Les innovations RH & Management dans les start-up sont rarement révolutionnaires à première vue. Notamment parce qu’elles portent sur des sujets RH & Management communs : l’organisation du travail et des collaborations, les compétences et pratiques managers, le temps de travail, la rémunération, les compétences, la performance, la communication interne, etc.

Comme nous le notions dans notre publication : un simple pivot, un changement d’angle peut suffire à réorienter les actions, et produire une innovation utile.

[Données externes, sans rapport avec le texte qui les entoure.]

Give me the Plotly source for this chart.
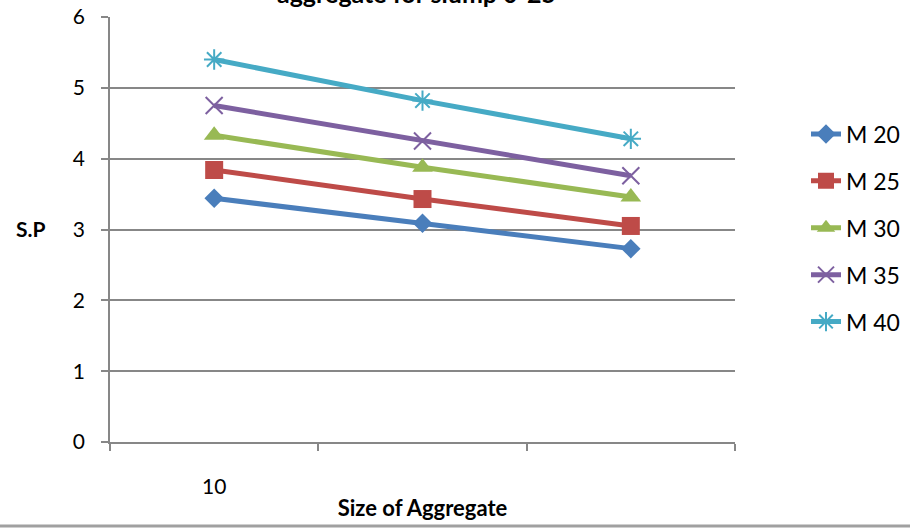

Dans les start-up qui innovent en RH et en Management, 3 leviers sont notamment mobilisés :

  • la finalité des politiques et actions RH & Management est réorientée sur les besoins de l’entreprise et des collaborateurs, et en conséquence leurs modalités.
  • Le traitement des sujets RH & Management fait système avec le plan de développement.
  • l’utilité, l’efficacité, la contribution des dispositifs RH & Management aux objectifs du projet restent dans la ligne de mire des dirigeants.

 

Rôle du Fondateur dans l’innovation RH utile

Tous les fondateurs de start-up ne nourrissent pas une ambition spécifique au regard du nombre d’emplois créés.

J’en connais qui en ont une et d’autres pas du tout. Et ce n’est peut-être pas un hasard si nos routes se sont néanmoins croisées. Pour d’autres fondateurs de start-up, l’accroissement de l’effectif peut vite devenir un pensum. L’enjeu est de l’identifier très tôt pour y travailler et/ou le déléguer.

Selon mes expériences, les dirigeants de start-up qui négocient le mieux les changements d’échelles et d’enjeux RH et managériaux mobilisent :

1- La communication et le partage des enjeux et préoccupations RH & Management avec les collaborateurs. En somme, une nouvelle forme de dialogue social avec une mise en responsabilité des collaborateurs aussi sur ces sujets. Ce qui a aussi pour effet de faire grandir les collaborateurs, souvent jeunes, au regard de ce que l’entreprise peut faire ou pas en tant qu’Employeur.

2- Une vision managériale et non instrumentale de la GRH. Ils développent une connaissance des pratiques RH & Management conventionnelles et nouvelles – acquise le plus souvent par l’intermédiaire de mentors externes (curiosité, humilité, réseau...). Ils ont la capacité de les passer au tamis de leur entreprise et des équipes (esprit critique, capacité à se confronter à complexité, créativité, participation…). Ils ne recherchent pas le « prêt-à-manager ».

3- L’informatisation. Elle contribue certes à l’efficacité organisationnelle. Mais elle est avant tout utilisée comme un levier de coordination et de partage des apprentissages et des responsabilités avec les collaborateurs et les managers. Et, comme un levier d’adaptation collective, notamment à partir des connaissances produites et analysées.

 

Après toutes ces années, je reste toujours surprise de voir des entreprises traditionnelles se débattre encore avec le droit du travail, Excel ou une offre d’emploi… et à côté d’elles, de voir de jeunes entreprises, à taille et enjeux RH & Management équivalents, s’emparer sous un angle positif et habile de ces sujets.

Une question d’historique ? Peut-être. Une question de culture ? Probablement.